C’est cela l’élitisme républicain et cela ne doit pas être réservé à quelques « protégés », triés sur le volet, qui peuvent intégrer les CHAM (Classes à Horaires Aménagés Musique).

Que pensez-vous de l’usage des portables ?

Les portables sont interdits par la loi dans les écoles primaires et les collèges. Mais, dans les faits, il n’en est rien. Cela devient l’usage.

Les parents font également preuve d’une grande irresponsabilité en achetant des smartphones à leurs enfants. Ils ont de multiples applications qui vont jusqu’à des sites pornos…

Un téléphone sert à prévenir ses parents, un point c’est tout.

Annick et Jacques Lutfalla (Professeur agrégé de Mathématiques-ER ; Contrôleur Général des Armées 2°s) : Comment expliquez-vous que la France soit seconde en Médaille Fields, malgré la baisse du niveau des mathématiques ?

L’enseignement supérieur français est très bon, car il y a eu la sélection des meilleurs. C’est terrible, mais ensuite, en entreprise, c’est encore pire. Le fait de reculer toujours plus loin la sélection crée la frustration. Il faudrait un discours beaucoup plus clair sur la nécessité de la sélection.

Une mention « très bien » au Bac n’a plus la même signification qu’avant. Les fautes d’orthographe et de syntaxe ne sont plus sanctionnées. En maths, si le résultat est faux, mais si le raisonnement est bon, on obtient des points…

Roger Cukierman (Président d’honneur du CRIF) : Quid de l’instruction civique et de la laïcité ?

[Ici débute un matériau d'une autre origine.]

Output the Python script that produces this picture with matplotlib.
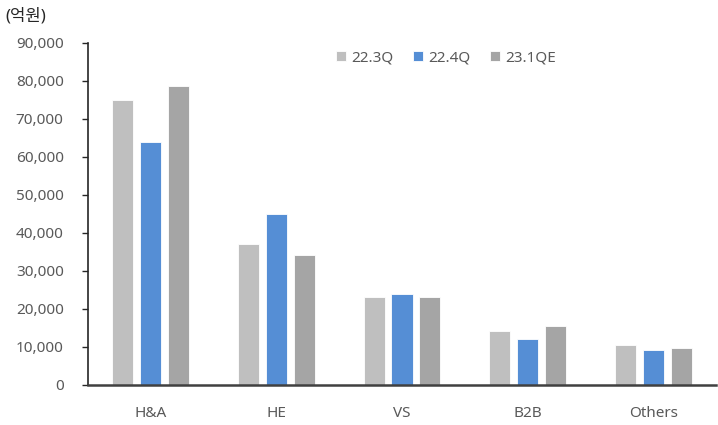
import matplotlib.pyplot as plt
import numpy as np
from matplotlib.ticker import FuncFormatter

plt.rcParams["font.family"] = ["Noto Sans", "Noto Sans CJK KR", "DejaVu Sans"]

categories = ["H&A", "HE", "VS", "B2B", "Others"]
series_names = ["22.3Q", "22.4Q", "23.1QE"]
q22_3 = [75000, 37100, 23200, 14200, 10500]
q22_4 = [63900, 45000, 24000, 12100, 9300]
q23_1e = [78700, 34200, 23200, 15500, 9700]
colors = ["#BFBFBF", "#558ED5", "#A5A5A5"]

fig = plt.figure(figsize=(7.18, 4.25), dpi=100)
ax = fig.add_axes([88 / 718, 1 - 385 / 425, 628 / 718, 342 / 425])

x = np.arange(len(categories))
width = 0.168
step = 0.222
for i, (vals, name, c) in enumerate(zip([q22_3, q22_4, q23_1e], series_names, colors)):
    ax.bar(x + (i - 1) * step, vals, width, color=c, label=name,
           edgecolor="white", linewidth=0.6)

ax.set_xlim(-0.5, len(categories) - 0.5)
ax.set_ylim(0, 90000)
ax.set_yticks(range(0, 90001, 10000))
ax.yaxis.set_major_formatter(FuncFormatter(lambda v, p: f"{int(v):,}"))
ax.set_xticks(x)
ax.set_xticklabels(categories)

for s in ["top", "right"]:
    ax.spines[s].set_visible(False)
ax.spines["left"].set_color("#262626")
ax.spines["left"].set_linewidth(1.2)
ax.spines["bottom"].set_color("#404040")
ax.spines["bottom"].set_linewidth(1.8)

ax.tick_params(axis="y", direction="out", length=4.5, width=1, color="#262626",
               labelsize=11, labelcolor="#595959", pad=13)
ax.tick_params(axis="x", length=0, labelsize=11, labelcolor="#595959", pad=15)

fig.text(5 / 718, 1 - 16 / 425, "(억원)", fontsize=12, color="#262626", va="center")

ax.legend(loc="center", bbox_to_anchor=(446 / 718, 1 - 58 / 425),
          bbox_transform=fig.transFigure, ncol=3, frameon=False, fontsize=11,
          labelcolor="#595959", handlelength=0.65, handleheight=0.65,
          handletextpad=0.35, columnspacing=1.3)

fig.savefig("out.png", dpi=100)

Cette question de la laïcité est instrumentalisée à l’école. Elle sert le politiquement correct, le « bien penser ». Mais, ce n’est pas enseigné, car ce n’est ni une valeur, ni une philosophie.

Cela s’incarne à travers l’enseignant. C’est une pratique sociale qui repose sur une base juridique.

Ce qu’il faut expliquer, c’est que chacun a le droit d’exister en tant que citoyen au sein d’un établissement scolaire, avant d’être reconnu comme catholique, musulman, juif…

C’est pourquoi je juge inacceptable les « striptease islamiques », avant d’entrer dans les lycées ou les collèges. Les jeunes filles enlèvent leurs voiles et certains vêtements mais gardent d’autres signes religieux à l’insu de leurs parents, qui, généralement, ne soutiennent pas ce comportement.